3 cups sweet potatoes (Georgia jets or red jewel are suggested), baked or boiled to tenderness
2 cups evaporated milk
1 stick of margarine, melted
4 eggs
1 1/2 teaspoons vanilla
2 1/4 cups sugar
1/4 teaspoon baking powder
2 teaspoons lemon juice
1 teaspoon cinnamon (optional)
1/2 cup shredded coconut (optional)

Preheat oven to 400 degrees.

To make the crust, blend the shortening, flour and salt using a pastry knife. When crumbly, add ice-cold water slowly until the dough can be formed into a large ball.

Split the dough into two pieces and refrigerate, covered in a bowl, for about 15 minutes. Once chilled, flour each side of the dough and roll out on a floured board. Put the dough into two 9-inch, deep pie shells and flute the edges with your thumb.

For the filling, cream together the cooked sweet potatoes, evaporated milk and margarine with a mixer. Add remaining ingredients except coconut and beat until it reaches a smooth, well-blended consistency.
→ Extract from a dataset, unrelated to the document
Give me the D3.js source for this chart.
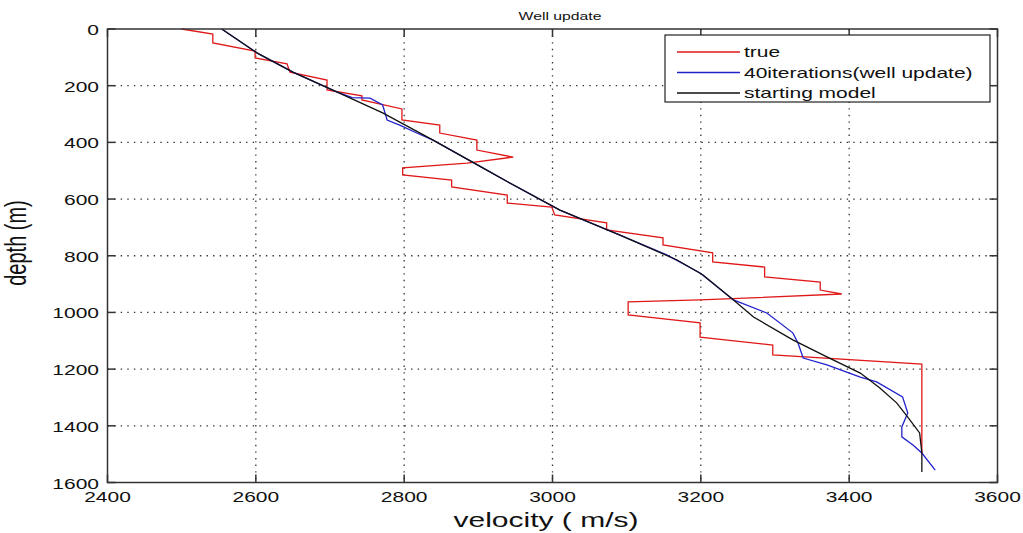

Pour into pie shells and bake at 400 degrees until set, then reduce heat to 375 degrees and bake for about an hour.

Once the pie has cooled, top with coconut.

Makes two pies.

- Courtesy of L. Bruce Massey

Q&A with L. Bruce Massey

So, have you ever tried this recipe without the juice?
I have made it without the lemon juice once, when I didn't have any. There's definitely a difference.

What are some things you remember eating growing up on the Eastern Shore?
I grew up on a Perdue chicken farm. My father was a chicken farmer, so we ate a lot of chicken. My mother made some good fried chicken. That was something that we ate a lot of. Another was kale and turnips. My mother froze three bushels of kale every year. I kind of miss that. Another thing my mother made a lot of was sweet potato biscuits.

What constitutes good fried chicken? I've tried, but this is something I fail at.
She did not use a lot of oil and she only floured it. She only used a cast-iron skillet. As you see, I have four cast-iron frying pans. We had chicken every Wednesday and Sunday.

I bet you're accustomed to eating fresh.
It was a really good life. Father and mother had a pick-your-own business. ... Believe it or not, in this little lot in the city, I have a good garden.

So, what are some other things you like to bake?
I have a really good key lime pie recipe. I make apple pie and I add cranberries to it, spice, sugar, walnuts. I also bake cherry pie. Downstairs in my full-size freezer, I have enough cherries for 16 pies.

What are some savory dishes you like to make?
London broil. I absolutely, positively love London broil. I like fresh pork. I've been doing roast pork loin.

Anything you won't eat?
I love everything except raisins or avocados. Raisins - anything with skin like that shouldn't be eaten. And avocados, I just don't like the texture in my mouth. I like everything else with a passion.